- [Problem details]
Make an exact copy of the records, dropping all pictures.

- [Available records]
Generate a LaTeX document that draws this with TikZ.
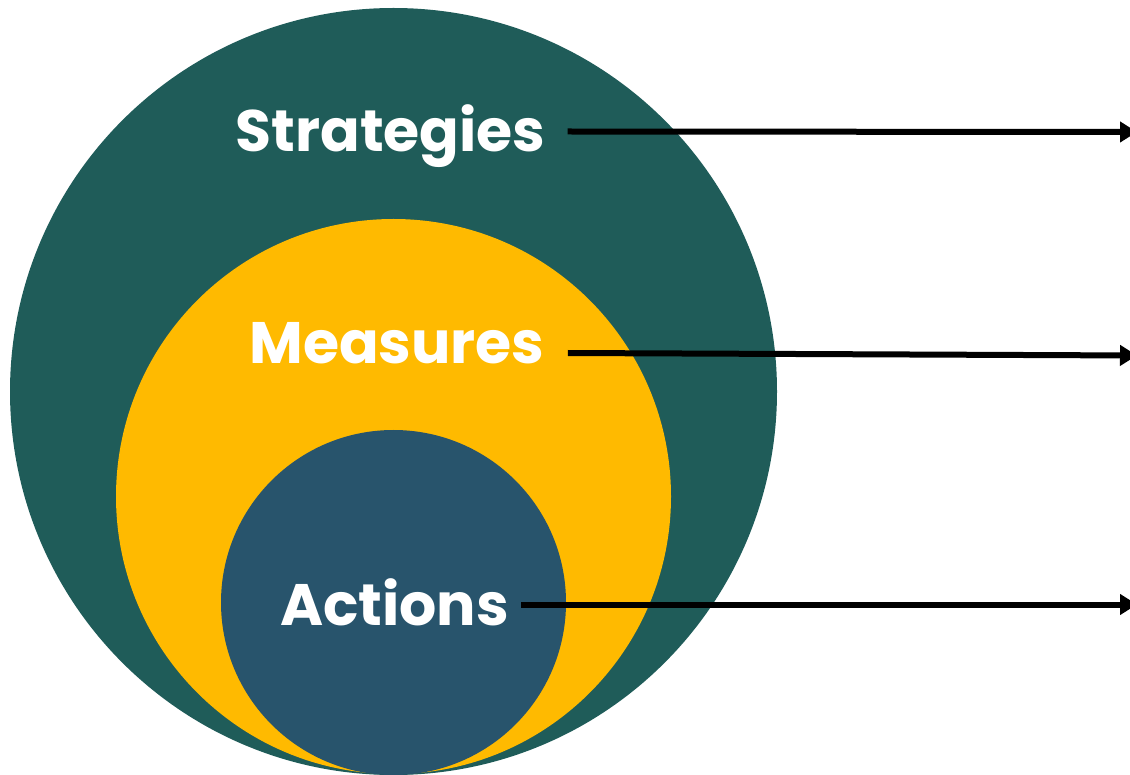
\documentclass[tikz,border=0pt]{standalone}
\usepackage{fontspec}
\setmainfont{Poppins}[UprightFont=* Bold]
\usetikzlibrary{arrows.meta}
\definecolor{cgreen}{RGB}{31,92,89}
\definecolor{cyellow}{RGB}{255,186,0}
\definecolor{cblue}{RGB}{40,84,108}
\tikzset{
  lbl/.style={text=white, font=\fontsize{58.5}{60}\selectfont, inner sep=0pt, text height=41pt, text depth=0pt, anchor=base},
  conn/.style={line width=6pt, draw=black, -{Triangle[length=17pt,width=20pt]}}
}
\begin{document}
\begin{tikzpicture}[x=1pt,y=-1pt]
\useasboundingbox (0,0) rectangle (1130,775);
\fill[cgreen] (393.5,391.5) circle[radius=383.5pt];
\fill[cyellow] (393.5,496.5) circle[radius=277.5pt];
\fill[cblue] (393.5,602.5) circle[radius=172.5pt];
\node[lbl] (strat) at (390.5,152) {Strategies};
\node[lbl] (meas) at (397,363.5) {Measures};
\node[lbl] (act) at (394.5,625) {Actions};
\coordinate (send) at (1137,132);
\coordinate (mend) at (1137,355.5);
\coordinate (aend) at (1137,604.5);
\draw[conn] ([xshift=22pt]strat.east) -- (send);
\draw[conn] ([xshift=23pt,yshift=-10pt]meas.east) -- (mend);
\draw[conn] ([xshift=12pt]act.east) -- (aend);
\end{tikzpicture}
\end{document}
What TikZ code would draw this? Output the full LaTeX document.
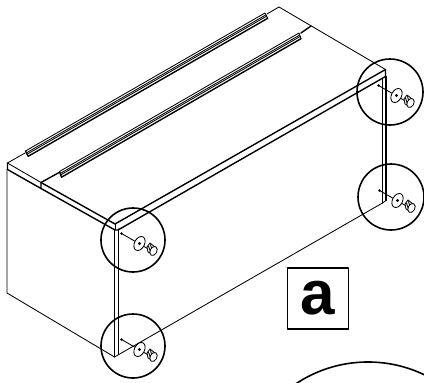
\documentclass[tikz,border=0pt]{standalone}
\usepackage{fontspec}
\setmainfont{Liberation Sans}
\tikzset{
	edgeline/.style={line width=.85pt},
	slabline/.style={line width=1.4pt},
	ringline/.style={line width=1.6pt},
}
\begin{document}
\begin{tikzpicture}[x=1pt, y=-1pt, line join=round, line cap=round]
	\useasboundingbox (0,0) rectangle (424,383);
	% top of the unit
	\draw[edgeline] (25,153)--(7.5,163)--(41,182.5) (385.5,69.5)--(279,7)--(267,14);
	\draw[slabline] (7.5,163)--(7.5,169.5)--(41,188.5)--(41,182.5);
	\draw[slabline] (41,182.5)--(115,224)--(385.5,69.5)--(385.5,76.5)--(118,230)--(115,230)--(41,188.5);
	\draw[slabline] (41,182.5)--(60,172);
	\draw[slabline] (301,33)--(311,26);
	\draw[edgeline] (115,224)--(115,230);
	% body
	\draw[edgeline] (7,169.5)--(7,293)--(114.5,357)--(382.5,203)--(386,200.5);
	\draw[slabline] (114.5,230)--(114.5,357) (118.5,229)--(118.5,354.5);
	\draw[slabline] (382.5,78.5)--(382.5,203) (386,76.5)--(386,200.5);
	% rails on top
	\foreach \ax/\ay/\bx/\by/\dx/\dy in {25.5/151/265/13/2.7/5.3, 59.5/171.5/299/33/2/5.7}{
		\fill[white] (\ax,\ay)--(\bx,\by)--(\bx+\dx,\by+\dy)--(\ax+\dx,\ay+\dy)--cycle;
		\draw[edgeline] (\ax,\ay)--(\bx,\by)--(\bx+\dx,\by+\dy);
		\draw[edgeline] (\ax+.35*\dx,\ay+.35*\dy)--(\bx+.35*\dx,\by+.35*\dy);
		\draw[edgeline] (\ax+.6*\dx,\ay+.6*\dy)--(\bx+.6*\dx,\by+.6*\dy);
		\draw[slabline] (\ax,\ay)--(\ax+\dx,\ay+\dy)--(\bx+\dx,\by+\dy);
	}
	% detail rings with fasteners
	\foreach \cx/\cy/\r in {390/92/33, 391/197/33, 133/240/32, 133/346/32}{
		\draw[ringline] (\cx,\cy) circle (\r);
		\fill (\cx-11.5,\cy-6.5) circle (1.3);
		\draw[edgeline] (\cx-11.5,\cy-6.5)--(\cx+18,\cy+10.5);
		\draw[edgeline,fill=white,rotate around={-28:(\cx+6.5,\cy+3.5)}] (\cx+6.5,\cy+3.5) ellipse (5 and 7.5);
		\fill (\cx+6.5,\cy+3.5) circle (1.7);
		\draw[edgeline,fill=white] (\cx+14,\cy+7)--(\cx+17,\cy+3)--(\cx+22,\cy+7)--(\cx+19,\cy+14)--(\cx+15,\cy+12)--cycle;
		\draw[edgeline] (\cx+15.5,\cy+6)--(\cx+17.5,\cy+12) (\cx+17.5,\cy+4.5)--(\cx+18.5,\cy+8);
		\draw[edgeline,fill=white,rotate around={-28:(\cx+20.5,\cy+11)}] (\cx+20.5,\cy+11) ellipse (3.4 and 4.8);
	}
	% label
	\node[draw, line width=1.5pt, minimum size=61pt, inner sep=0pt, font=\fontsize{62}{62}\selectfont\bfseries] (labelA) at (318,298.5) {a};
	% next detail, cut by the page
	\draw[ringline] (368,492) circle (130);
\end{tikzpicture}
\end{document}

- [Finished exercise]
Generate a LaTeX document that draws this with TikZ.
\documentclass[tikz,border=0pt]{standalone}
\usepackage{fontspec}
\setmainfont{Poppins}[UprightFont=* Bold]
\usetikzlibrary{arrows.meta}
\definecolor{cgreen}{RGB}{31,92,89}
\definecolor{cyellow}{RGB}{255,186,0}
\definecolor{cblue}{RGB}{40,84,108}
\tikzset{
  lbl/.style={text=white, font=\fontsize{58.5}{60}\selectfont, inner sep=0pt, text height=41pt, text depth=0pt, anchor=base},
  conn/.style={line width=6pt, draw=black, -{Triangle[length=17pt,width=20pt]}}
}
\begin{document}
\begin{tikzpicture}[x=1pt,y=-1pt]
\useasboundingbox (0,0) rectangle (1130,775);
\fill[cgreen] (393.5,391.5) circle[radius=383.5pt];
\fill[cyellow] (393.5,496.5) circle[radius=277.5pt];
\fill[cblue] (393.5,602.5) circle[radius=172.5pt];
\node[lbl] (strat) at (390.5,152) {Strategies};
\node[lbl] (meas) at (397,363.5) {Measures};
\node[lbl] (act) at (394.5,625) {Actions};
\coordinate (send) at (1137,132);
\coordinate (mend) at (1137,355.5);
\coordinate (aend) at (1137,604.5);
\draw[conn] ([xshift=22pt]strat.east) -- (send);
\draw[conn] ([xshift=23pt,yshift=-10pt]meas.east) -- (mend);
\draw[conn] ([xshift=12pt]act.east) -- (aend);
\end{tikzpicture}
\end{document}
What TikZ code would draw this? Output the full LaTeX document.
\documentclass[tikz,border=0pt]{standalone}
\usepackage{fontspec}
\setmainfont{Liberation Sans}
\tikzset{
	edgeline/.style={line width=.85pt},
	slabline/.style={line width=1.4pt},
	ringline/.style={line width=1.6pt},
}
\begin{document}
\begin{tikzpicture}[x=1pt, y=-1pt, line join=round, line cap=round]
	\useasboundingbox (0,0) rectangle (424,383);
	% top of the unit
	\draw[edgeline] (25,153)--(7.5,163)--(41,182.5) (385.5,69.5)--(279,7)--(267,14);
	\draw[slabline] (7.5,163)--(7.5,169.5)--(41,188.5)--(41,182.5);
	\draw[slabline] (41,182.5)--(115,224)--(385.5,69.5)--(385.5,76.5)--(118,230)--(115,230)--(41,188.5);
	\draw[slabline] (41,182.5)--(60,172);
	\draw[slabline] (301,33)--(311,26);
	\draw[edgeline] (115,224)--(115,230);
	% body
	\draw[edgeline] (7,169.5)--(7,293)--(114.5,357)--(382.5,203)--(386,200.5);
	\draw[slabline] (114.5,230)--(114.5,357) (118.5,229)--(118.5,354.5);
	\draw[slabline] (382.5,78.5)--(382.5,203) (386,76.5)--(386,200.5);
	% rails on top
	\foreach \ax/\ay/\bx/\by/\dx/\dy in {25.5/151/265/13/2.7/5.3, 59.5/171.5/299/33/2/5.7}{
		\fill[white] (\ax,\ay)--(\bx,\by)--(\bx+\dx,\by+\dy)--(\ax+\dx,\ay+\dy)--cycle;
		\draw[edgeline] (\ax,\ay)--(\bx,\by)--(\bx+\dx,\by+\dy);
		\draw[edgeline] (\ax+.35*\dx,\ay+.35*\dy)--(\bx+.35*\dx,\by+.35*\dy);
		\draw[edgeline] (\ax+.6*\dx,\ay+.6*\dy)--(\bx+.6*\dx,\by+.6*\dy);
		\draw[slabline] (\ax,\ay)--(\ax+\dx,\ay+\dy)--(\bx+\dx,\by+\dy);
	}
	% detail rings with fasteners
	\foreach \cx/\cy/\r in {390/92/33, 391/197/33, 133/240/32, 133/346/32}{
		\draw[ringline] (\cx,\cy) circle (\r);
		\fill (\cx-11.5,\cy-6.5) circle (1.3);
		\draw[edgeline] (\cx-11.5,\cy-6.5)--(\cx+18,\cy+10.5);
		\draw[edgeline,fill=white,rotate around={-28:(\cx+6.5,\cy+3.5)}] (\cx+6.5,\cy+3.5) ellipse (5 and 7.5);
		\fill (\cx+6.5,\cy+3.5) circle (1.7);
		\draw[edgeline,fill=white] (\cx+14,\cy+7)--(\cx+17,\cy+3)--(\cx+22,\cy+7)--(\cx+19,\cy+14)--(\cx+15,\cy+12)--cycle;
		\draw[edgeline] (\cx+15.5,\cy+6)--(\cx+17.5,\cy+12) (\cx+17.5,\cy+4.5)--(\cx+18.5,\cy+8);
		\draw[edgeline,fill=white,rotate around={-28:(\cx+20.5,\cy+11)}] (\cx+20.5,\cy+11) ellipse (3.4 and 4.8);
	}
	% label
	\node[draw, line width=1.5pt, minimum size=61pt, inner sep=0pt, font=\fontsize{62}{62}\selectfont\bfseries] (labelA) at (318,298.5) {a};
	% next detail, cut by the page
	\draw[ringline] (368,492) circle (130);
\end{tikzpicture}
\end{document}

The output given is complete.